Only in Ireland could a plane be hijacked by an ex-Trappist monk, brandishing a bottle of water and demanding the immediate release by the Pope of The Third Secret of Fatima. In fairness the delusion ex-monk who briefly seized control of an Art Lingus flight from Dublin to London was actually Australian, even if the hero of the hour was Longford’s Albert Reynolds who boarded the plane to reassure bemused passengers after it landed in Paris where French Special Forces stormed it. Janet Moran is already known as one of Ireland’s finest actresses, but I am dying to see her comic writing talents revealed in her first stage play, A Holy Show, based on this bizarre hijacking. It runs in the Peacock Theatre from Sept 8th to Sept 15th. I’ll be fastening my seat belt for take-off. I’m also hoping some theatre soon gives a longer run to Jimmy Murphy’s must-see play about the Dublin criminal underworld, Idlewild, which recently ran at Smock Alley.

Graham McLaren in The Abbey: A Riot Of Their Own


People popping in and out of the Abbey Theatre during 2017 regularly bumped into, and were filmed by, the Independent documentary filmmaker, Maurice O’Brien of Lifeblood Films, who was quietly chronicling a year of tremendous change in our National Theatre, with the arrival of a new team of artistic directors in Graham McLaren and Neil Murray. I have no idea what O’Brien’s finished documentary, entitled The Abbey: A Riot of their Own is like, but I suspect it will be fascinating. I really look forward to its screening on RTE in October. In the meantime I will make do with my weekly fix of Better Call Saul on Netflix. This is so decidedly quirky and convoluted that I suspect that, having watched it once, I’m never watch it again, but I am more than willing to be intrigued and engaged as the plot unfolds at its own unique pace.

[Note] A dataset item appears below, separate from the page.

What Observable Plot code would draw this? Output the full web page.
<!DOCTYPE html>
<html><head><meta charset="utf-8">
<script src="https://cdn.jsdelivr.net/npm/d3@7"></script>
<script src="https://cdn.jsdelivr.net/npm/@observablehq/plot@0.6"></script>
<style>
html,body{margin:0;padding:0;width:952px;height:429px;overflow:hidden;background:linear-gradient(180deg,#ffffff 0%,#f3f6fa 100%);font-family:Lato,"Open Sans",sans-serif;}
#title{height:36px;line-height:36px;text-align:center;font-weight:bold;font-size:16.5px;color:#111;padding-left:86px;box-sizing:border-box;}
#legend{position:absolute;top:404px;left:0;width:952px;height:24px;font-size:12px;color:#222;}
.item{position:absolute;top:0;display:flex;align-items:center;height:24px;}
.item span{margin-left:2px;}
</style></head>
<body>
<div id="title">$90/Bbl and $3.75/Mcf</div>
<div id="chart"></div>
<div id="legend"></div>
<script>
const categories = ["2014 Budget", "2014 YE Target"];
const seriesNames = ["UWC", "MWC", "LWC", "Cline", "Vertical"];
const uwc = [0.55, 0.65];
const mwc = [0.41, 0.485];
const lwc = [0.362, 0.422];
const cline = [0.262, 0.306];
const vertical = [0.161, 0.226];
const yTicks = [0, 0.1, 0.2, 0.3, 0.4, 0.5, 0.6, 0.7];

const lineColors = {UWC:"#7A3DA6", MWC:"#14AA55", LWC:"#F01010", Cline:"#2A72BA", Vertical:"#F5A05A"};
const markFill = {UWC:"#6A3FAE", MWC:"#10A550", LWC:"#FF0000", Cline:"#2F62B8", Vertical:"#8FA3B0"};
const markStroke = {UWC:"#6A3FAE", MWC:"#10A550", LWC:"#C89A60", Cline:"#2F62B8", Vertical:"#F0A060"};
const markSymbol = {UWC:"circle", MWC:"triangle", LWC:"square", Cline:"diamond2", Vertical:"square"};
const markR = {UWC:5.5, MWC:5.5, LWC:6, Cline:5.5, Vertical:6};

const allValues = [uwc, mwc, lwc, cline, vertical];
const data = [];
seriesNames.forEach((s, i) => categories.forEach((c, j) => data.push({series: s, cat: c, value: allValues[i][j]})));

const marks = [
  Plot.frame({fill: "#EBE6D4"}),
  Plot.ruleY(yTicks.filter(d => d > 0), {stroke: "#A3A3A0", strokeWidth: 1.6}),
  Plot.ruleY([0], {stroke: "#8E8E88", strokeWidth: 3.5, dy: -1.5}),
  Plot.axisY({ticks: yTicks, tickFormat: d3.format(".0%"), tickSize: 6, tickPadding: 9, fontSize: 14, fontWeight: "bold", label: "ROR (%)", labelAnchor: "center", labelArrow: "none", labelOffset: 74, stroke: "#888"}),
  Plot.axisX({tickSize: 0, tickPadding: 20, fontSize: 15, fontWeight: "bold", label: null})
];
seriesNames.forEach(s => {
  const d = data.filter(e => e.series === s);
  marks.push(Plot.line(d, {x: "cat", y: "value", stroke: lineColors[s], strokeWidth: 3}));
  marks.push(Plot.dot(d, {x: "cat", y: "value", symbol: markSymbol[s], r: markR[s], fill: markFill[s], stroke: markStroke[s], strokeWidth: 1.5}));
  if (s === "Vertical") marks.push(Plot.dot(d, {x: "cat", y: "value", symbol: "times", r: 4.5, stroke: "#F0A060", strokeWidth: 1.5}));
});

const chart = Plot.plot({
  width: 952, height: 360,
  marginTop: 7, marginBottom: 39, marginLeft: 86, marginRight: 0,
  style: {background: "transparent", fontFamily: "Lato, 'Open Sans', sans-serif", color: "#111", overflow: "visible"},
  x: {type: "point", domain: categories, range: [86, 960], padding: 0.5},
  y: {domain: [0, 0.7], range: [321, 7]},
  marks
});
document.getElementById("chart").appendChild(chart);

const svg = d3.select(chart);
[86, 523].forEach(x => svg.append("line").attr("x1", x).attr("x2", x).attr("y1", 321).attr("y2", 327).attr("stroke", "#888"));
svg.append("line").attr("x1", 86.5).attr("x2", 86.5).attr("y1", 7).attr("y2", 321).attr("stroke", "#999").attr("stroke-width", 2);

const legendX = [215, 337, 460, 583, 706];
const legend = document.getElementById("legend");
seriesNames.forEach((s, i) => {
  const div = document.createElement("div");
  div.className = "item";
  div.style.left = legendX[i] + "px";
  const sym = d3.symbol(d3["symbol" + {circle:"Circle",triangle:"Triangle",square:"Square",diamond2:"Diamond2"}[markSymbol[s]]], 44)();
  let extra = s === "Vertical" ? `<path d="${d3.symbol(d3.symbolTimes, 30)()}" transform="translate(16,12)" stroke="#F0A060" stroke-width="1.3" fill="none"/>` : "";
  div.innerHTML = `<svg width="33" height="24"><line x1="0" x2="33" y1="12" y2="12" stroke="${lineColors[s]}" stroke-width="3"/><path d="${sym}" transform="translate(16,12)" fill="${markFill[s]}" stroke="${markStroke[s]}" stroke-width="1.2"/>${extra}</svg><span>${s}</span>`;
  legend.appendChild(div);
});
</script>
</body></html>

Mark Geary is a richly perceptive songwriter whose gigs I have enjoyed here and New York. Check him out when he plays Dublin and Cork in September. The gig I’m most looking forward to is my chance to share a stage, in the week in which An Ark of Light is published, with two Dublin legends who are virtuosos in their art forms. They are the great Jennifer Johnston, one of the foremost Irish writers of our time, and legendary John Sheahan, famous for classic compositions like The Marino Waltz and as the last surviving member of the original line-up of The Dubliners. We appear together in The Pearse Museum in Rathfarnham at 2pm on September 8th (find out more here) and I can think of no better company in which to pass a Saturday afternoon with words and tunes.


I have rarely found any exhibition in the Hillsboro Fine Art Gallery – in the very centre of Dublin but discreetly tucked away on a side street off Parnell Square West, opposite the Rotunda – not to be worth a visit.

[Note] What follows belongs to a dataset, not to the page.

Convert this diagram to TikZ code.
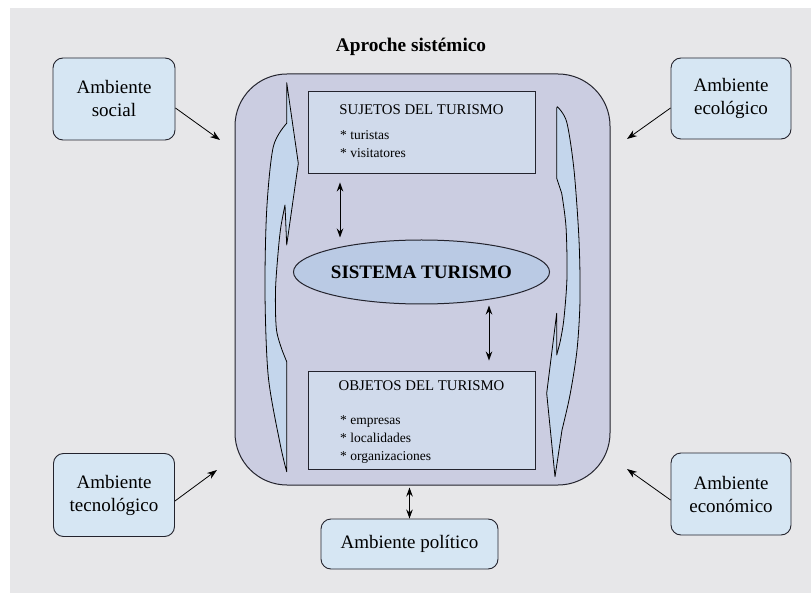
\documentclass[tikz,border=0pt]{standalone}
\usepackage{fontspec}
\setmainfont{Liberation Serif}
\usetikzlibrary{arrows.meta,shapes.geometric,calc}
\definecolor{bgc}{RGB}{231,231,233}
\definecolor{ambfill}{RGB}{214,230,243}
\definecolor{bigfill}{RGB}{203,205,225}
\definecolor{boxfill}{RGB}{208,218,235}
\definecolor{ellfill}{RGB}{186,202,228}
\definecolor{crfill}{RGB}{196,214,236}
\definecolor{edgec}{RGB}{35,35,45}
\tikzset{
  amb/.style={draw=edgec, line width=0.9pt, fill=ambfill, rounded corners=10pt,
    align=center, inner sep=0pt, font=\fontsize{19}{23}\selectfont},
  inbox/.style={draw=edgec, line width=0.9pt, fill=boxfill, inner sep=0pt,
    minimum width=227pt},
  boxtitle/.style={anchor=base, inner sep=0pt, font=\fontsize{14.8}{17}\selectfont},
  bullet/.style={anchor=base west, inner sep=0pt, font=\fontsize{13.5}{16}\selectfont},
  cres/.style={draw=black, line width=0.8pt, fill=crfill, line join=round},
  arr/.style={draw=black, line width=0.8pt, -{Stealth[length=10pt,width=7pt]}},
  dbl/.style={draw=black, line width=1pt, {Stealth[length=9pt,width=6.5pt]}-{Stealth[length=9pt,width=6.5pt]}}
}
\begin{document}
\begin{tikzpicture}[x=1pt,y=-1pt]
\useasboundingbox (0,0) rectangle (811,593);
% background
\fill[bgc] (10,8) rectangle (811,593);
% title
\node[font=\bfseries\fontsize{19.3}{23}\selectfont, inner sep=0pt] (title) at (411,47) {Aproche sistémico};
% big system box
\node[draw=edgec, line width=1pt, fill=bigfill, rounded corners=52pt, minimum width=375pt, minimum height=411pt, inner sep=0pt] (sys) at (422.5,279.5) {};
% left crescent arrow
\filldraw[cres] (286.7,82.7) -- (298.3,163.3) -- (286.7,245) -- (285,205)
  -- plot[smooth] coordinates {(285,205) (281,226) (278.5,248) (275.5,290) (276.5,330) (283.3,353.3)}
  -- (286.7,361.7) -- (286.7,471.7)
  -- plot[smooth] coordinates {(286.7,471.7) (280,443.3) (268.3,376.7) (265,293.3) (266.7,210) (273.3,146.7) (286.7,123.3)}
  -- cycle;
% right crescent arrow
\filldraw[cres] plot[smooth] coordinates {(557.3,106.7) (566.7,122) (574,170) (579,240) (580,300) (577,350) (570,395) (562,430)}
  -- (555,476.7) -- (546.7,393.3) -- (556.7,313.3) -- (556.7,355)
  -- plot[smooth] coordinates {(556.7,355) (560.5,340) (564,318) (567,276.7) (566,226.7) (561.7,193.3)}
  -- (556.7,178.3) -- (556.7,108.3) -- cycle;
% inner boxes
\node[inbox, minimum height=82pt] (suj) at (421.5,132) {};
\node[boxtitle] (sujt) at (421.5,115) {SUJETOS DEL TURISMO};
\node[bullet] (suj1) at (340,140) {* turistas};
\node[bullet] (suj2) at (340,158) {* visitatores};
\node[inbox, minimum height=98pt] (obj) at (421.5,420) {};
\node[boxtitle] (objt) at (421.5,390) {OBJETOS DEL TURISMO};
\node[bullet] (obj1) at (340,424.5) {* empresas};
\node[bullet] (obj2) at (340,442.5) {* localidades};
\node[bullet] (obj3) at (340,460) {* organizaciones};
% ellipse
\node[ellipse, draw=edgec, line width=1pt, fill=ellfill, minimum width=227pt, minimum height=64pt, inner sep=0pt,
  font=\bfseries\fontsize{19}{23}\selectfont] (sis) at (421.5,272) {SISTEMA TURISMO};
% environment boxes
\node[amb, minimum width=122pt, minimum height=82pt] (soc) at (114,99) {Ambiente\\social};
\node[amb, minimum width=120pt, minimum height=81pt] (eco) at (731,98.5) {Ambiente\\ecológico};
\node[amb, minimum width=121pt, minimum height=83pt] (tec) at (114,495) {Ambiente\\tecnológico};
\node[amb, minimum width=120pt, minimum height=82pt] (ecn) at (731,494) {Ambiente\\económico};
\node[amb, minimum width=177pt, minimum height=50pt] (pol) at (409.5,544) {Ambiente político};
% free ends of the arrows
\coordinate (tsoc) at (220,140);
\coordinate (teco) at (627,139);
\coordinate (ttec) at (217,470);
\coordinate (tecn) at (627,469);
\coordinate (a1) at (340,0);
\coordinate (a2) at (489,0);
% arrows
\draw[arr] ($(soc.east)+(0,9)$) -- (tsoc);
\draw[arr] ($(eco.west)+(0,9.5)$) -- (teco);
\draw[arr] ($(tec.east)+(0,6)$) -- (ttec);
\draw[arr] ($(ecn.west)+(0,6)$) -- (tecn);
\draw[dbl, shorten <=9pt, shorten >=2pt] (suj.south -| a1) -- (sis.north -| a1);
\draw[dbl, shorten <=1pt, shorten >=10pt] (sis.south -| a2) -- (obj.north -| a2);
\draw[dbl, shorten <=2pt] (sys.south -| pol.north) -- (pol.north);
\end{tikzpicture}
\end{document}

To my shame, I generally only ever listen to the radio when I am cooking or washing the dishes and so on Sundays my domestic tasks are timed around being able to listen to The History Show on RTÉ Radio 1 at six pm, which always makes for stimulating listening for a history buff like myself, with so many unexpected nuggets thrown up that often I need to wash the same dishes twice or three times.


I’m working my way through this whole technology thing at a steady pace. I have recently mastered ogham stone writing and when I catch up with things like Apps, I will definitely let you know.

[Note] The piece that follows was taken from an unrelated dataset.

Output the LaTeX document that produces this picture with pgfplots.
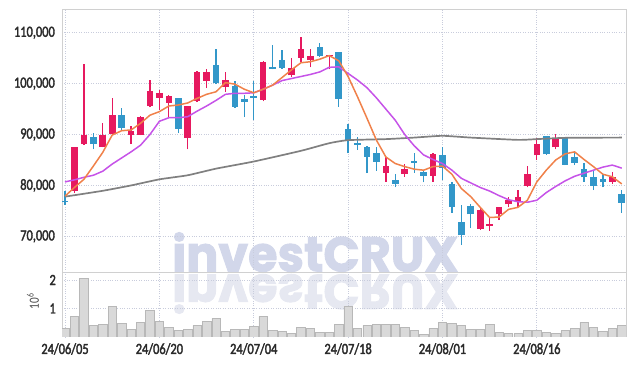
\documentclass[border=0pt]{standalone}
\usepackage{pgfplots}
\pgfplotsset{compat=1.18}
\usepackage{pgfplotstable}
\usepackage{fontspec}
\setmainfont{Carlito}
\newfontfamily\tickfont[FakeStretch=0.8,FakeBold=2.2]{Carlito}
\newfontfamily\labfont[FakeStretch=0.8]{Carlito}
\newfontfamily\wmfont[FakeBold=2]{Poppins}
\definecolor{cup}{HTML}{E6195F}
\definecolor{cdown}{HTML}{3297C9}
\definecolor{ma5}{HTML}{F0814A}
\definecolor{ma20}{HTML}{C653E8}
\definecolor{ma60}{HTML}{808080}
\definecolor{gridc}{HTML}{C8CCDC}
\definecolor{framec}{HTML}{D0D0D0}
\definecolor{volfill}{HTML}{D9D9D9}
\definecolor{voledge}{HTML}{B8B8B8}
\definecolor{wm}{HTML}{D2D7EA}
\definecolor{wmr}{HTML}{E6E8F1}
\definecolor{labc}{HTML}{2A2A2A}

\pgfplotstableread{
i o h l c
1 78900 87600 78600 87600
2 88100 103800 88000 89900
4 87600 92200 87500 89900
5 90100 97100 90000 93800
7 89900 91700 88100 90700
8 90000 93700 89900 93400
9 95600 100800 95400 98500
10 97200 98700 94800 98200
11 96200 97700 93400 97600
13 89300 95700 87100 95600
14 96600 102400 96400 102300
15 100600 102900 99100 102300
17 99400 102200 98400 100700
21 96800 104500 96500 104200
24 101600 105000 101400 103000
25 105100 109100 104200 106800
26 104600 106900 103200 105400
28 105400 105700 102800 105600
34 82500 85600 80700 83800
36 82200 84300 81700 83300
39 81900 86300 80700 86200
44 71400 75700 71300 75200
45 72100 73800 71100 72200
46 74300 75800 73200 75700
47 76300 77800 75700 77100
48 76700 79200 75700 77800
49 79900 83800 79600 82200
50 85900 89400 85000 88100
52 87500 90100 87100 89200
58 80700 82600 80300 81600
}\updata

\pgfplotstableread{
i o h l c
0 77000 79000 76200 76700
3 89500 90400 87100 88100
6 93800 95300 90800 91300
12 97100 97200 90400 91100
16 103700 106800 99900 100100
18 99500 100600 95300 95500
19 97000 97800 93400 96400
20 97400 100500 92800 97200
22 103100 107600 102800 102900
23 104600 106700 102900 103100
27 107100 107900 105200 105400
29 106200 106300 95500 97000
30 91100 92000 86300 88900
31 88200 89600 87000 88000
32 87600 87700 82400 85600
33 86400 87500 82900 84700
35 81000 82200 79600 80300
37 84700 86400 82500 84500
38 82600 83000 80600 81900
40 86000 87500 81000 83400
41 80300 80700 74600 75800
42 72900 76100 68300 70200
43 76000 76300 71600 74300
51 89700 89800 86000 86100
53 89300 89600 84000 84100
54 85500 86800 84000 84500
55 83200 84500 80700 81600
56 81600 82900 79100 79900
57 81300 82200 79600 80600
59 78400 79100 74600 76600
}\downdata

\pgfplotstableread{
i v
0 77900
1 79600
2 81200
3 83800
4 86500
5 89900
6 90750
7 90900
8 92200
9 93800
10 94500
11 95600
12 95800
13 96200
14 97100
15 97900
16 98400
17 100200
18 99900
19 98900
20 98200
21 98900
22 99700
23 101200
24 102700
25 104100
26 104300
27 104800
28 105500
29 104500
30 101400
31 97400
32 93200
33 88900
34 85600
35 84300
36 83700
37 83200
38 83000
39 83700
40 83800
41 82200
42 79400
43 77800
44 75700
45 73700
46 73800
47 75300
48 75700
49 77100
50 80700
51 83000
52 85000
53 86200
54 86600
55 85100
56 83700
57 82200
58 81700
59 80300
}\mafive

\pgfplotstableread{
i v
0 80700
1 81100
2 81600
3 82000
4 82800
5 84200
6 85400
7 86600
8 87900
9 90000
10 92600
11 93300
12 93300
13 93500
14 94600
15 95600
16 96700
17 97900
18 98100
19 98100
20 98200
21 98900
22 99700
23 100600
24 101000
25 101400
26 101800
27 102300
28 103200
29 103300
30 102000
31 100700
32 99200
33 97200
34 95000
35 92800
36 90000
37 87800
38 86000
39 85100
40 84300
41 83000
42 81400
43 80500
44 79600
45 78900
46 78000
47 77200
48 76800
49 76700
50 77100
51 78600
52 79800
53 80900
54 81800
55 82400
56 83000
57 83600
58 84000
59 83400
}\matwenty

\pgfplotstableread{
i v
0 77800
4 78950
7 80000
10 81200
13 82000
16 83300
20 84700
25 86800
28 88300
30 88900
34 89100
37 89400
40 89750
43 89400
48 88950
50 89100
53 89350
59 89400
}\masixty

\pgfplotstableread{
i v
0 0.29
1 0.73
2 2.06
3 0.41
4 0.45
5 1.08
6 0.47
7 0.26
8 0.51
9 0.94
10 0.54
11 0.33
12 0.22
13 0.26
14 0.40
15 0.54
16 0.65
17 0.19
18 0.26
19 0.26
20 0.38
21 0.72
22 0.22
23 0.19
24 0.12
25 0.33
26 0.29
27 0.15
28 0.15
29 0.45
30 1.08
31 0.29
32 0.41
33 0.45
34 0.45
35 0.45
36 0.34
37 0.22
38 0.08
39 0.29
40 0.52
41 0.48
42 0.41
43 0.26
44 0.26
45 0.45
46 0.15
47 0.12
48 0.12
49 0.22
50 0.22
51 0.15
52 0.12
53 0.22
54 0.29
55 0.52
56 0.33
57 0.19
58 0.29
59 0.41
}\voldata

\begin{document}
\begin{tikzpicture}[x=1pt,y=1pt]
\useasboundingbox (0,0) rectangle (634,366);
% watermark
\node[anchor=south west, inner sep=0pt] at (172,94) {\textcolor{wm}{\resizebox{286pt}{39pt}{\wmfont\bfseries investCRUX}}};
\node[anchor=north west, inner sep=0pt] at (172,92) {\textcolor{wmr}{\scalebox{1}[-1]{\resizebox{286pt}{39pt}{\wmfont\bfseries investCRUX}}}};

\begin{axis}[
  at={(62pt,94pt)}, anchor=south west, scale only axis,
  width=564pt, height=263pt,
  xmin=-0.32, xmax=59.45, ymin=63000, ymax=114660,
  scaled y ticks=false,
  xtick={0,10,20,30,40,50}, xticklabels={},
  ytick={70000,80000,90000,100000,110000},
  yticklabels={{70,000},{80,000},{90,000},{100,000},{110,000}},
  yticklabel style={font=\fontsize{15.5}{15.5}\tickfont, text=labc, inner sep=0pt, xshift=-7pt},
  major tick length=0pt,
  grid=major,
  major grid style={dotted, draw=gridc, line width=0.8pt},
  axis line style={draw=framec, line width=0.8pt},
  clip=true,
]
\addplot[draw=none, no markers, forget plot,
  error bars/.cd, y dir=plus, y explicit, error mark=none,
  error bar style={draw=cup, line width=1.3pt}]
  table[x=i, y=l, y error expr=\thisrow{h}-\thisrow{l}] {\updata};
\addplot[draw=none, no markers, forget plot,
  error bars/.cd, y dir=plus, y explicit, error mark=none,
  error bar style={draw=cup, line width=6.6pt}]
  table[x=i, y=o, y error expr={max(\thisrow{c}-\thisrow{o},300)}] {\updata};
\addplot[draw=none, no markers, forget plot,
  error bars/.cd, y dir=plus, y explicit, error mark=none,
  error bar style={draw=cdown, line width=1.3pt}]
  table[x=i, y=l, y error expr=\thisrow{h}-\thisrow{l}] {\downdata};
\addplot[draw=none, no markers, forget plot,
  error bars/.cd, y dir=plus, y explicit, error mark=none,
  error bar style={draw=cdown, line width=6.6pt}]
  table[x=i, y=c, y error expr={max(\thisrow{o}-\thisrow{c},300)}] {\downdata};
\addplot[ma60, line width=1.7pt, no markers, smooth, tension=0.3] table[x=i, y=v] {\masixty};
\addplot[ma20, line width=1.5pt, no markers] table[x=i, y=v] {\matwenty};
\addplot[ma5, line width=1.5pt, no markers] table[x=i, y=v] {\mafive};
\end{axis}

\begin{axis}[
  at={(62pt,29pt)}, anchor=south west, scale only axis,
  width=564pt, height=65pt,
  xmin=-0.32, xmax=59.45, ymin=0, ymax=2.28,
  xtick={0,10,20,30,40,50},
  xticklabels={24/06/05,24/06/20,24/07/04,24/07/18,24/08/01,24/08/16},
  xticklabel style={font=\fontsize{15.5}{15.5}\tickfont, text=labc, inner sep=0pt, yshift=-6pt},
  ytick={1,2}, yticklabels={1,2},
  yticklabel style={font=\fontsize{15.5}{15.5}\tickfont, text=labc, inner sep=0pt, xshift=-6pt},
  ylabel={10\textsuperscript{6}},
  ylabel style={at={(axis description cs:-0.0514,0.55)}, anchor=center, font=\fontsize{14}{14}\labfont, text=black!70},
  major tick length=0pt,
  grid=major,
  major grid style={dotted, draw=gridc, line width=0.8pt},
  separate axis lines,
  x axis line style={draw=none},
  y axis line style={draw=framec, line width=0.8pt},
]
\addplot[ybar, bar width=8.4pt, bar shift=0pt, fill=volfill, draw=voledge, line width=0.5pt] table[x=i, y=v] {\voldata};
\end{axis}
\end{tikzpicture}
\end{document}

In his two collections to date, the poetry of Colm Keegan brims with frenetic energy and a hard-earned street-wise lyricism, bereft of false notes in its powerfully dark portrayal of contemporary Dublin. I will be really intrigued to see if he can bring the same complexity, humanity and powerful street-wisdom to his debut play, For Saoirse, which runs in the Axis Theatre, Ballymun, in September in the Dublin Fringe Festival.

Two years ago, I read a superb short story, Drizzle on the Windscreen, by a young writer, Manus Boyle Tobin (read it here). It's a rich piece of fiction about a taxi driver whose only real home is his taxi and who spends his night in a waking dream or a dreaming wakefulness: his sense of being present and absent filtering back to his passengers who also almost enter a dream-like state. I have read nothing else by him, but will be very intrigued to look out for new work by him in time.